I am trying to implement location(cities, regions, countries, objects) fuzzy search using Solr server. Currently, my index contains about 0.8-1.0 M items. It works really well using fuzzy search (~0.7) but is too slow for me (0.2-0.6 sec very often). The tokenizer that is used is <tokenizer class="solr.StandardTokenizerFactory"/>
. As an alternative I tried <tokenizer class="solr.WhitespaceTokenizerFactory"/>
- it is great in terms of performance (about 100x faster) but it does not offer fuzzy search:(
Do you know any different approach I could use? I would like to benefit using fuzzy search feature but in a much faster way, if possible.
Thanks a lot!
Your problem is not related to the analyzer that you use. When you search for Califrna~0.7 Lucene iterates over all terms in index and calculates the (Levenshtein) edit distance between "Califrna" and all terms. This is a very expensive operation.
This issue will be solved with Lucene version 4.0. Lucene version that comes with Solr is using old brute force approach unfortunately.
https: //issues.apache.org/jira/browse/LUCENE-2089
http: //java.dzone.com/news/lucenes-fuzzyquery-100-times
If it is OK for you, I would suggest to download Solr/Lucene from trunk and test how the new fuzzy query works.
http://wiki.apache.org/solr/NightlyBuilds
Even though trunk is stable it is not recommended for production use.
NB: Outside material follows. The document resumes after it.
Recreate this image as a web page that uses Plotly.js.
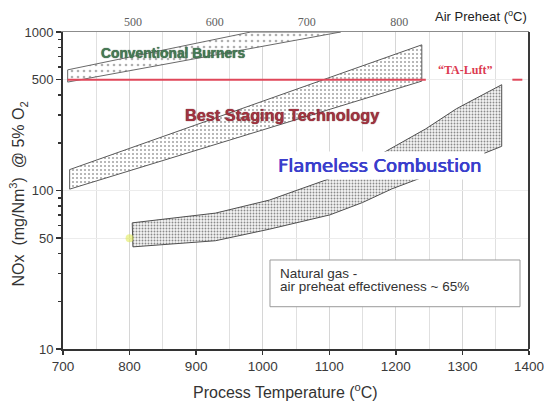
<!DOCTYPE html>
<html>
<head>
<meta charset="utf-8">
<script src="https://cdn.plot.ly/plotly-3.0.1.min.js"></script>
<style>html,body{margin:0;padding:0;background:#fff;}#chart{width:544px;height:407px;}</style>
</head>
<body>
<div id="chart"></div>
<script>
// Process temperature ticks (bottom axis)
const processTicks = [700, 800, 900, 1000, 1100, 1200, 1300, 1400];
// Air preheat labels (top axis) and the process temperature they sit at
const preheatLabels = ['500', '600', '700', '800'];
const preheatAtProcessTemp = [805, 928, 1066, 1205];
// NOx axis ticks
const noxTicks = [10, 50, 100, 500, 1000];

// Conventional burners band (closed polygon, clipped at 1000)
const convT   = [707, 1117, 982, 707, 707];
const convNOx = [483, 1000, 1000, 577, 483];

// Best staging technology band
const stagT   = [710, 1239, 1239, 710, 710];
const stagNOx = [102, 490, 830, 135.5, 102];

// Flameless combustion band: lower edge left->right, upper edge right->left
const flamLowerT   = [805, 870, 929, 1010, 1101, 1150, 1194, 1280, 1359];
const flamLowerNOx = [44.1, 46, 48.2, 57, 70.2, 84, 102.4, 140, 190];
const flamUpperT   = [1359, 1291, 1245, 1196, 1150, 1101, 1010, 929, 860, 804];
const flamUpperNOx = [465, 328, 245, 187, 146, 119, 87, 72, 66.5, 62.5];

// TA-Luft limit
const taLuftT   = [707, 1245, null, 1375, 1390];
const taLuftNOx = [500, 500, null, 500, 500];

// small yellow mark at the left end of the flameless band
const markT = [800];
const markNOx = [50];

const flamT = flamLowerT.concat(flamUpperT, [flamLowerT[0]]);
const flamNOx = flamLowerNOx.concat(flamUpperNOx, [flamLowerNOx[0]]);

const traces = [
  {x: convT, y: convNOx, mode: 'lines', fill: 'toself', fillcolor: '#ffffff',
   fillpattern: {shape: '.', fgcolor: '#b0b0b0', bgcolor: '#ffffff', size: 6, solidity: 0.15},
   line: {color: '#6a6a6a', width: 1}, hoverinfo: 'skip', showlegend: false},
  {x: stagT, y: stagNOx, mode: 'lines', fill: 'toself', fillcolor: '#ffffff',
   fillpattern: {shape: '.', fgcolor: '#a0a0a0', bgcolor: '#ffffff', size: 4, solidity: 0.2},
   line: {color: '#5a5a5a', width: 1}, hoverinfo: 'skip', showlegend: false},
  {x: flamT, y: flamNOx, mode: 'lines', fill: 'toself', fillcolor: '#ffffff',
   fillpattern: {shape: '.', fgcolor: '#8a8a8a', bgcolor: '#f4f4f4', size: 3, solidity: 0.3},
   line: {color: '#505050', width: 1}, hoverinfo: 'skip', showlegend: false},
  {x: taLuftT, y: taLuftNOx, mode: 'lines', line: {color: '#e0475a', width: 2},
   connectgaps: false, hoverinfo: 'skip', showlegend: false},
  {x: markT, y: markNOx, mode: 'markers', marker: {color: 'rgba(225,235,90,0.6)', size: 8},
   hoverinfo: 'skip', showlegend: false},
  {x: [700], y: [10], xaxis: 'x2', yaxis: 'y', mode: 'markers', marker: {opacity: 0},
   hoverinfo: 'skip', showlegend: false}
];

const sans = 'Liberation Sans, Arial, sans-serif';
const layout = {
  width: 544, height: 407,
  margin: {l: 63, r: 15, t: 32, b: 58, pad: 0},
  paper_bgcolor: '#ffffff', plot_bgcolor: '#ffffff',
  showlegend: false,
  xaxis: {
    range: [700, 1400], tickmode: 'array', tickvals: processTicks,
    ticktext: processTicks.map(String), ticklabeloverflow: 'allow',
    showgrid: true, gridcolor: '#d6d6d6', gridwidth: 1,
    minor: {dtick: 50, tick0: 700, showgrid: true, gridcolor: '#e0e0e0', gridwidth: 1, ticks: ''},
    showline: true, linecolor: '#333', linewidth: 2,
    ticks: 'outside', ticklen: 4, tickcolor: '#333', tickwidth: 1.5,
    tickfont: {family: sans, size: 13.5, color: '#3a3a3a'},
    zeroline: false, fixedrange: true
  },
  xaxis2: {
    overlaying: 'x', side: 'top', anchor: 'y', range: [700, 1400],
    tickmode: 'array', tickvals: preheatAtProcessTemp, ticktext: preheatLabels,
    showgrid: false, showline: true, linecolor: '#8c8c8c', linewidth: 1.5, ticks: '',
    tickfont: {family: 'Liberation Serif, Times New Roman, serif', size: 12, color: '#606060'},
    zeroline: false, fixedrange: true
  },
  yaxis: {
    type: 'log', range: [1, 3], tickmode: 'array', tickvals: noxTicks,
    ticktext: noxTicks.map(String),
    showgrid: true, gridcolor: '#ececec', gridwidth: 1,
    minor: {tickvals: [20, 30, 40, 60, 70, 80, 90, 200, 300, 400, 600, 700, 800, 900],
            ticks: 'outside', ticklen: 3, tickcolor: '#333', showgrid: false},
    showline: true, linecolor: '#333', linewidth: 2,
    ticks: 'outside', ticklen: 5, tickcolor: '#333', tickwidth: 1.5,
    tickfont: {family: sans, size: 13, color: '#3a3a3a'},
    zeroline: false, fixedrange: true
  },
  shapes: [
    {type: 'line', xref: 'paper', yref: 'paper', x0: 1, x1: 1, y0: 0, y1: 1,
     line: {color: '#3a3a3a', width: 2}},
    {type: 'rect', xref: 'paper', yref: 'paper', x0: 0.4442, x1: 0.9807, y0: 0.1334, y1: 0.2808,
     line: {color: '#9a9a9a', width: 1}, fillcolor: '#ffffff', layer: 'above'}
  ],
  annotations: [
    {text: 'Conventional Burners', xref: 'paper', yref: 'paper', x: 0.235, y: 0.9306,
     showarrow: false, xanchor: 'center', yanchor: 'middle',
     font: {family: sans, size: 13.8,
            color: '#467a55', weight: 'bold', shadow: '0px 0px 1px #1d3324'}},
    {text: 'Best Staging Technology', xref: 'paper', yref: 'paper', x: 0.471, y: 0.738,
     showarrow: false, xanchor: 'center', yanchor: 'middle',
     font: {family: sans, size: 16.3,
            color: '#a3323f', weight: 'bold', shadow: '0px 0px 1px #4a1018'}},
    {text: 'Flameless Combustion', xref: 'paper', yref: 'paper', x: 0.679, y: 0.5804,
     showarrow: false, xanchor: 'center', yanchor: 'middle', bgcolor: '#ffffff', borderpad: 3,
     font: {family: 'DejaVu Sans, sans-serif', size: 18, color: '#3a3ecc',
            shadow: '0.5px 0px 0px #3a3ecc, -0.3px 0px 0px #3a3ecc'}},
    {text: '\u201CTA-Luft\u201D', xref: 'paper', yref: 'paper', x: 0.8627, y: 0.880,
     showarrow: false, xanchor: 'center', yanchor: 'middle',
     font: {family: 'Liberation Serif, Times New Roman, serif', size: 12, color: '#dc3a50', weight: 'bold'}},
    {text: 'Natural gas -', xref: 'paper', yref: 'paper', x: 0.462, y: 0.2388,
     showarrow: false, xanchor: 'left', yanchor: 'middle',
     font: {family: sans, size: 13.5, color: '#333'}},
    {text: 'air preheat effectiveness ~ 65%', xref: 'paper', yref: 'paper', x: 0.462, y: 0.1965,
     showarrow: false, xanchor: 'left', yanchor: 'middle',
     font: {family: sans, size: 13.5, color: '#333'}},
    {text: 'Air Preheat (<sup>o</sup>C)', xref: 'paper', yref: 'paper', x: 0.896, y: 1.0517,
     showarrow: false, xanchor: 'center', yanchor: 'middle',
     font: {family: sans, size: 13, color: '#222'}},
    {text: 'Process Temperature (<sup>o</sup>C)', xref: 'paper', yref: 'paper', x: 0.477, y: -0.1325,
     showarrow: false, xanchor: 'center', yanchor: 'middle',
     font: {family: sans, size: 16, color: '#333'}},
    {text: 'NOx\u00a0\u00a0(mg/Nm<sup>3</sup>)\u00a0\u00a0@ 5% O<sub>2</sub>', xref: 'paper', yref: 'paper',
     x: -0.0966, y: 0.4905, textangle: -90,
     showarrow: false, xanchor: 'center', yanchor: 'middle',
     font: {family: sans, size: 16, color: '#333'}}
  ]
};

Plotly.newPlot('chart', traces, layout, {staticPlot: true, displayModeBar: false});
</script>
</body>
</html>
I can suggest you two similar methods:
1 - SpellChecker
http://wiki.apache.org/solr/SpellCheckComponent
http ://www.lucidimagination.com/blog/2010/08/31/getting-started-spell-checking-with-apache-lucene-and-solr/
SpellChecker builds its small index with n-grams in order to perform fast lookup. It is also using Levenshtein distance but instead of iterating on all terms it only calculates the distance on related terms.
You need to first execute spell checker for "Califrna" and it will suggest you "Californa". Then you can use "California" in your query on your main index without fuzzy query.
2- Auto Suggest
http ://wiki.apache.org/solr/Suggester
You can offer the correct spelling as user type query with suggester component. This will be a lot faster. It support fuzzy search with JaspellLookup class. JaspellLookup needs to be updated in order to enable fuzzy search. Wiki does not say much about what needs to be updated though. if usePrefix is set to false it should perform fuzzy lookup I guess.